We could more precisely control our ingredients by using powdered milk, boxed or powdered eggs, and cheese chock full of natamycin, a questionable anti-fungicide, and milk protein concentrates. We also could employ all sorts of dough conditioners and stablizers to make the dough behave. We don’t. All of these stabilized ingredients would make our products a lot cheaper, to both us and consumers. But, we are committed to baking honest products using the freshest possible ingredients. It is not only about taste, but it is also about doing the “right” thing. We care deeply about the animals and people behind our ingredients.
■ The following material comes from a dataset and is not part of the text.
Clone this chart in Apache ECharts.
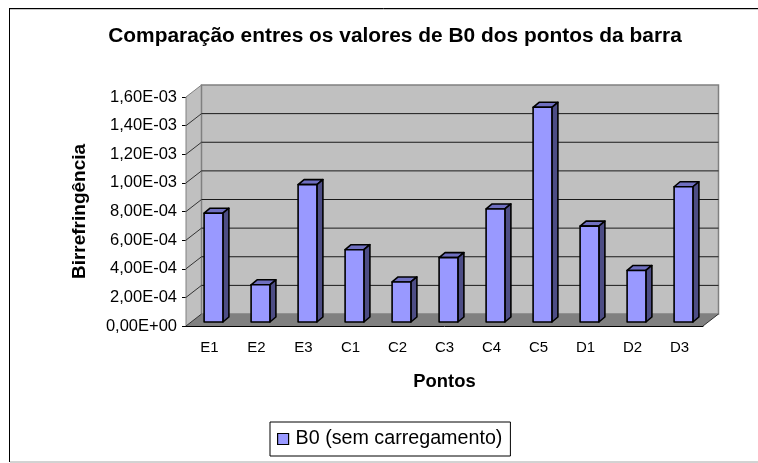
<!DOCTYPE html>
<html>
<head>
<meta charset="utf-8">
<style>
html, body { margin: 0; padding: 0; background: #fff; }
#chart { width: 758px; height: 463px; }
</style>
<script src="https://cdn.jsdelivr.net/npm/echarts@6/dist/echarts.min.js"></script>
</head>
<body>
<div id="chart"></div>
<script>
const categories = ['E1', 'E2', 'E3', 'C1', 'C2', 'C3', 'C4', 'C5', 'D1', 'D2', 'D3'];
const b0Values = [7.6e-4, 2.6e-4, 9.6e-4, 5.05e-4, 2.8e-4, 4.5e-4, 7.9e-4, 1.5e-3, 6.7e-4, 3.6e-4, 9.45e-4];
const tickValues = [0, 2e-4, 4e-4, 6e-4, 8e-4, 1e-3, 1.2e-3, 1.4e-3, 1.6e-3];
const tickLabels = ['0,00E+00', '2,00E-04', '4,00E-04', '6,00E-04', '8,00E-04', '1,00E-03', '1,20E-03', '1,40E-03', '1,60E-03'];

const fontName = '"Liberation Sans", Arial, sans-serif';
// profundidade do "3D" do Excel
const wallDx = 15.5, wallDy = -12;
const barDx = 4, barDy = -4, barSideX = 6, barSideY = -5;

function renderWalls(params, api) {
	let cs = params.coordSys
	let left = cs.x, right = cs.x + cs.width
	let y = api.coord([0, api.value(0)])[1]
	let line = (x1, y1, x2, y2, color) => ({
		type: 'line',
		shape: { x1: x1, y1: y1, x2: x2, y2: y2 },
		style: { stroke: color, lineWidth: 1 }
	})
	let items = []
	if (params.dataIndex === 0) {
		let top = cs.y, bottom = cs.y + cs.height
		items.push({
			type: 'polygon',
			shape: { points: [[left, top], [left + wallDx, top + wallDy], [left + wallDx, bottom + wallDy], [left, bottom]] },
			style: { fill: '#c0c0c0' }
		})
		items.push({
			type: 'rect',
			shape: { x: left + wallDx, y: top + wallDy, width: cs.width, height: cs.height },
			style: { fill: '#c0c0c0', stroke: '#808080', lineWidth: 1.5 }
		})
		items.push({
			type: 'polygon',
			shape: { points: [[left, bottom], [left + wallDx, bottom + wallDy], [right + wallDx, bottom + wallDy], [right, bottom]] },
			style: { fill: '#808080' }
		})
		items.push(line(left, top, left, bottom, '#808080'))
		items.push(line(right, bottom, right + wallDx, bottom + wallDy, '#333'))
	}
	let last = params.dataIndex === tickValues.length - 1
	if (params.dataIndex > 0 && !last) {
		items.push(line(left + wallDx, y + wallDy, right + wallDx, y + wallDy, '#1a1a1a'))
	}
	items.push(line(left, y, left + wallDx, y + wallDy, last ? '#808080' : '#333'))
	return { type: 'group', silent: true, children: items }
}

function renderBar(params, api) {
	let idx = api.value(0)
	let top = api.coord([idx, api.value(1)])
	let base = api.coord([idx, 0])
	let w = api.size([1, 0])[0] * 0.4
	let x0 = top[0] - w / 2 + barDx, x1 = x0 + w
	let y0 = top[1] + barDy, y1 = base[1] + barDy
	let edge = { stroke: '#000', lineWidth: 1.6, lineJoin: 'round' }
	return {
		type: 'group',
		children: [
			{
				type: 'polygon',
				shape: { points: [[x0, y0], [x0 + barSideX, y0 + barSideY], [x1 + barSideX, y0 + barSideY], [x1, y0]] },
				style: Object.assign({ fill: '#6f6fc0' }, edge)
			},
			{
				type: 'polygon',
				shape: { points: [[x1, y0], [x1 + barSideX, y0 + barSideY], [x1 + barSideX, y1 + barSideY], [x1, y1]] },
				style: Object.assign({ fill: '#4d4d85' }, edge)
			},
			{
				type: 'rect',
				shape: { x: x0, y: y0, width: w, height: y1 - y0 },
				style: Object.assign({ fill: '#9999ff' }, edge)
			}
		]
	}
}

let myChart = echarts.init(document.getElementById('chart'), null, { renderer: 'canvas' })
myChart.setOption({
	animation: false,
	backgroundColor: '#fff',
	textStyle: { fontFamily: fontName },
	title: {
		text: 'Comparação entres os valores de B0 dos pontos da barra',
		left: 390,
		top: 21,
		textAlign: 'center',
		textStyle: { fontFamily: fontName, fontSize: 20.9, fontWeight: 'bold', color: '#000' }
	},
	legend: {
		data: [{ name: 'B0 (sem carregamento)', icon: 'rect' }],
		left: 270,
		top: 422,
		padding: [7, 8, 7, 7],
		itemWidth: 11,
		itemHeight: 11,
		itemGap: 6,
		borderColor: '#000',
		borderWidth: 1,
		backgroundColor: '#fff',
		itemStyle: { color: '#9999ff', borderColor: '#000', borderWidth: 1.2 },
		textStyle: { fontFamily: fontName, fontSize: 19.7, color: '#000', padding: [0, 0, 0, 2] }
	},
	grid: { left: 186, top: 97, width: 517, height: 229 },
	xAxis: {
		type: 'category',
		data: categories,
		name: 'Pontos',
		nameLocation: 'middle',
		nameGap: 47,
		nameTextStyle: { fontFamily: fontName, fontSize: 18.4, fontWeight: 'bold', color: '#000' },
		axisLine: { lineStyle: { color: '#000', width: 1 } },
		axisTick: { length: 4, lineStyle: { color: '#000' } },
		axisLabel: { margin: 14, fontSize: 15, color: '#000' }
	},
	yAxis: {
		type: 'value',
		min: 0,
		max: 1.6e-3,
		interval: 2e-4,
		name: 'Birrefringência',
		nameLocation: 'middle',
		nameGap: 97,
		nameTextStyle: { fontFamily: fontName, fontSize: 19, fontWeight: 'bold', color: '#000' },
		axisLine: { show: false },
		axisTick: { show: true, length: 4, lineStyle: { color: '#000' } },
		splitLine: { show: false },
		axisLabel: {
			margin: 9,
			fontSize: 16.5,
			color: '#000',
			formatter: function (val) {
				return tickLabels[Math.round(val / 2e-4)]
			}
		}
	},
	graphic: [
		{ type: 'line', shape: { x1: 9.5, y1: 8.5, x2: 758, y2: 8.5 }, style: { stroke: '#000', lineWidth: 1 } },
		{ type: 'line', shape: { x1: 9, y1: 9.5, x2: 758, y2: 9.5 }, style: { stroke: '#c8c8c8', lineWidth: 1 } },
		{ type: 'line', shape: { x1: 9.5, y1: 8, x2: 9.5, y2: 462 }, style: { stroke: '#000', lineWidth: 1 } },
		{ type: 'line', shape: { x1: 10, y1: 462, x2: 758, y2: 462 }, style: { stroke: '#a6a6a6', lineWidth: 1 } }
	],
	series: [
		{
			name: 'paredes',
			type: 'custom',
			renderItem: renderWalls,
			data: tickValues.map(v => [v]),
			encode: { y: 0 },
			clip: false,
			silent: true,
			z: 1
		},
		{
			name: 'B0 (sem carregamento)',
			type: 'custom',
			renderItem: renderBar,
			data: b0Values.map((v, i) => [i, v]),
			encode: { x: 0, y: 1 },
			clip: false,
			z: 3
		}
	]
})
</script>
</body>
</html>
What does all of this have to do with bloopers? Well, we have a lot of them. Instead of scooping them up and filling landfills with our rejects, we donate them to local food banks and shelters. On a typical week, we donate over 200 pounds of bread, that go to all sorts of people, not just gluten intolerant ones. We’re proud of the nutritional quality of our products and glad to add them to the diets of those less unfortunate.

What constitutes a blooper? It just doesn’t meet our quality standards. Among other things, it can be too artisan (read: ugly) or it can rise too much or too little. We entertain ourselves with all sorts of names for the bloopers like “volcanoes,” “puffers,” “baked potatoes,” and “tennis balls.” And of course, some of the bloopers end up in the home kitchens of our staff, including us. Volcanoes (aka known as rolls) are, in fact, great for stuffing with tons of veggies and humus—ugly, but oh so utilitarian.

Monday, April 5, 2010

Gluten Free Meatball Hoagie

Rosemary baguettes are not only tasty bread, but they make the most flavorful, moist meatballs and stuffing mixtures. One of our favorite simple meals is a rosemary meatball hoagie made with extra sharp Vermont Cabot cheddar cheese.

1 rosemary baguette
1 medium onion
1 egg
1 pound very lean ground beef or bison
1 Tbsp worcestershire sauce.
15 oz organic tomato sauce
2 slices cheddar cheese

1. Defrost baguette on counter for ½ hour or in microwave, following the directions on the package.
2. Cut baguette in two and save half for hoagie.
3. Finely chop ½ baguette and onion.
4. Mix thoroughly with hands all ingredients.
5. Form into balls a little larger than golf balls (makes 12+/-)
6. Brown meatballs in skillet.

7. Add tomato sauce, cover, and allow to simmer for about 15 minutes

8. Meanwhile, cover open-sliced baguette with cheese slice and place in 300 degree oven to melt.

9. Make sure you accidentally drop something for Chester, who is watching intently.

10. Spoon as many meatballs as you can fit on open-faced baguette.